宁朗看着艾登没什么表情的脸,还是分不清他的话是真是假。他喜欢了艾登多少年,就迷糊了多少年,他根本弄不清楚艾登的心。
“那就不说了,现在我们面对的是这样的重案,牵涉到的谏家势力是那么庞大,我觉得,我们该摒弃前嫌,联合作战,如果你不相信我,就让我打辅助,只给我一部分工作,”宁朗道,“现在不是开玩笑的时候,也不是……你玩的时候。”
“……我玩什么了?”艾登莫名其妙道。
“……你弄了个那么小的omega在屋里,你说呢?”宁朗充满怨念地看着他,“你曾说过你是‘金刚不坏之身’,不会被任何东西腐蚀,那现在呢?你不怕粉红炸弹了?”
“他不一样,”艾登解释了一句,又正色道,“啧,快把文件给我,别废话了。

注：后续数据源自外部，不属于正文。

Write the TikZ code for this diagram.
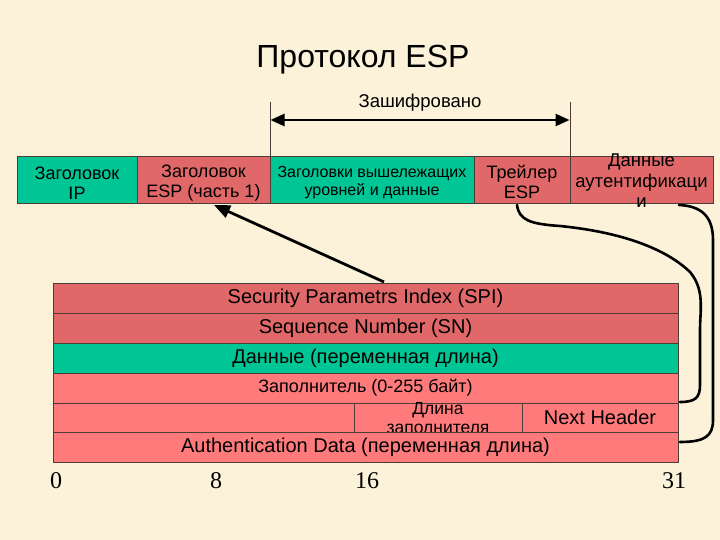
\documentclass[tikz,border=0pt]{standalone}
\usepackage{fontspec}
\setmainfont{Liberation Sans}
\newfontfamily\numfont{Liberation Serif}
\usetikzlibrary{arrows.meta}
\definecolor{bg}{RGB}{252,242,218}
\definecolor{cgreen}{RGB}{0,198,150}
\definecolor{credA}{RGB}{224,104,104}
\definecolor{credB}{RGB}{255,122,122}
\definecolor{cline}{RGB}{80,60,55}
\tikzset{
  cell/.style={draw=cline, line width=0.8pt, inner sep=0pt, align=center, font=\fontsize{18}{20}\selectfont},
  txt/.style={inner sep=0pt, align=center},
  toptxt/.style={txt, font=\fontsize{18}{20}\selectfont},
  rowtxt/.style={font=\fontsize{20}{22}\selectfont},
  bitnum/.style={txt, font=\numfont\fontsize{24}{26}\selectfont},
  link/.style={line width=2.6pt, black, line cap=round},
}
\begin{document}
\begin{tikzpicture}[x=1pt,y=-1pt]
\fill[bg] (0,0) rectangle (720,540);
\useasboundingbox (0,0) rectangle (720,540);
% title
\node[txt, font=\fontsize{32}{36}\selectfont] (title) at (363,60) {Протокол ESP};
% top row
\node[cell, fill=cgreen, minimum width=120pt, minimum height=47pt] (ip) at (77,179.5) {};
\node[cell, fill=credA, minimum width=133pt, minimum height=47pt] (esph) at (203.5,179.5) {};
\node[cell, fill=cgreen, minimum width=204pt, minimum height=47pt] (upper) at (372,179.5) {};
\node[cell, fill=credA, minimum width=96pt, minimum height=47pt] (trl) at (522,179.5) {};
\node[cell, fill=credA, minimum width=143pt, minimum height=47pt] (auth) at (641.5,179.5) {};
\node[toptxt] (iptxt) at (77,183) {Заголовок\\IP};
\node[toptxt] (esphtxt) at (203.5,183) {Заголовок\\ESP (часть 1)};
\node[txt, font=\fontsize{16}{18.5}\selectfont] (uppertxt) at (372,182.5) {Заголовки вышележащих\\уровней и данные};
\node[toptxt] (trltxt) at (522,182) {Трейлер\\ESP};
\node[txt, font=\fontsize{18.5}{20.5}\selectfont] (authtxt) at (641.5,181) {Данные\\аутентификаци\\и};
% encrypted marker
\coordinate (encL) at (270,102);
\coordinate (encR) at (570,102);
\draw[line width=0.8pt, cline] (encL) -- (270,156);
\draw[line width=0.8pt, cline] (encR) -- (570,156);
\draw[line width=2.6pt, {Triangle[length=14pt,width=12pt]}-{Triangle[length=14pt,width=12pt]}] (270.5,120) -- (569.5,120);
\node[txt, font=\fontsize{18.5}{20}\selectfont] (enc) at (420,103) {Зашифровано};
% bottom table
\node[cell, fill=credA, minimum width=625pt, minimum height=30pt, rowtxt] (spi) at (365.5,298) {Security Parametrs Index (SPI)};
\node[cell, fill=credA, minimum width=625pt, minimum height=30pt, rowtxt] (sn) at (365.5,328) {Sequence Number (SN)};
\node[cell, fill=cgreen, minimum width=625pt, minimum height=30pt, rowtxt] (data) at (365.5,358) {Данные (переменная длина)};
\node[cell, fill=credB, minimum width=625pt, minimum height=30pt, font=\fontsize{18}{20}\selectfont] (pad) at (365.5,388) {Заполнитель (0-255 байт)};
\node[cell, fill=credB, minimum width=301pt, minimum height=29pt] (padr) at (203.5,417.5) {};
\node[cell, fill=credB, minimum width=168pt, minimum height=29pt] (padlen) at (438,417.5) {};
\node[txt, font=\fontsize{17.5}{19}\selectfont] (padlentxt) at (438,418) {Длина\\заполнителя};
\node[cell, fill=credB, minimum width=156pt, minimum height=29pt, rowtxt] (nh) at (600,417.5) {Next Header};
\node[cell, fill=credB, minimum width=625pt, minimum height=30pt, rowtxt] (ad) at (365.5,447.5) {Authentication Data (переменная длина)};
% bit numbers
\node[bitnum] (n0) at (56,481) {0};
\node[bitnum] (n8) at (216,481) {8};
\node[bitnum] (n16) at (367,481) {16};
\node[bitnum] (n31) at (674,481) {31};
% arrow from SPI to ESP header
\coordinate (spitop) at (384,282);
\draw[line width=2.8pt, -{Triangle[length=16pt,width=13pt]}] (spitop) -- (214,205);
% curves
\coordinate (c1s) at (517,205);
\coordinate (c1e) at (680,402);
\draw[link] (c1s) .. controls (519,220) and (530,224) .. (560,226)
  .. controls (620,232) and (665,248) .. (690,272)
  .. controls (705,290) and (700,310) .. (700,330)
  -- (700,385) .. controls (700,398) and (695,402) .. (c1e);
\coordinate (c2s) at (679,205);
\coordinate (c2e) at (680,442);
\draw[link] (c2s) .. controls (700,206) and (713,215) .. (713,240)
  -- (713,420) .. controls (713,436) and (705,442) .. (c2e);
\end{tikzpicture}
\end{document}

”
“就不给!”
艾登:“……”
宁朗冷笑道,“艾检,你跟别的男人都一样,都是一个德行,都爱老牛吃嫩草!”
“……啊?”艾登听到这儿不气反笑了,“我是到处去找嫩草吃了吗?我是变态么?只是我喜欢的那一棵草,恰是最美好的年龄而已……”
“你喜欢?你现在就认定你喜欢了?”宁朗的心脏仿佛被揪住了似的,“你喜欢他什么?!”
艾登一时哑然,说不出来。
“你说不出来了吧?艾检,你一直是个理智的人,你喜欢他什么,美貌,身材,学识,家世,你能说出哪一点,你稀里糊涂地就喜欢了?!”
宁朗急得红了眼睛,艾登想了想,却回答道:“说不出来的喜欢才是喜欢,我理性了那么多年,在爱情上就不想理性了。如果要按条件去筛选的话,我现在孩子都上小学了,爱情不应该是纯粹的东西吗?我就喜欢说不出来的‘喜欢’。”
艾登发挥了他“气死人不偿命”的本领,宁朗果然被气得不轻,突然抓住桌上的无线鼠标,扔向了艾登。
“你就是喜欢他年轻的肉/体!”
艾登被打了脑门,竟不狡辩了,只是揉了揉头,转身离开了。他对omega朝他发疯向来没辙,只得麻烦自己的调查官们再辛苦一次,重新把资料给他,并勒令他们,此次案件宁检绝对不可插手,不能让他牵涉其中,不能向他透露信息。
“你被美/色腐蚀了,你还好意思看不起我!”宁朗还在后面歇斯底里地骂着。
“腐蚀就腐蚀吧,老子愿意!”
艾登坐上了电梯,从21层往下走。
在少年时,博闻强识的艾登读遍首都图书大厦里典藏的各种厚重难读的法理、人伦、社科方面的巨著。而爱情理论,作为繁杂枯燥、冷血刻板的法律教科书外的消遣,艾登也曾有涉猎,并有自己的一套独特见解。
跟纯粹追求心灵沟通和理性精神的柏拉图式爱情相比,他更信奉弗洛伊德的爱情观,那就是感情的冲动,更接近于性/本能的欲望冲动,性主导一切。如果爱情也需要理性,他干脆还是娶了法典算了,法典最理性!
到了一楼,还没等往楼下走,袁真已经守在楼梯口了,灰蒙蒙的眼珠,上下扫视着他,认真地观察他。
“你脑门被袭击了!”袁真一眼看到了他额头的伤处,皱了皱眉,果然还是得片刻不离开他才行。
“是啊。”艾登笑了笑,温柔而惆怅地看向袁真。
他是被年轻的肉/体给袭击了,伤得不轻啊。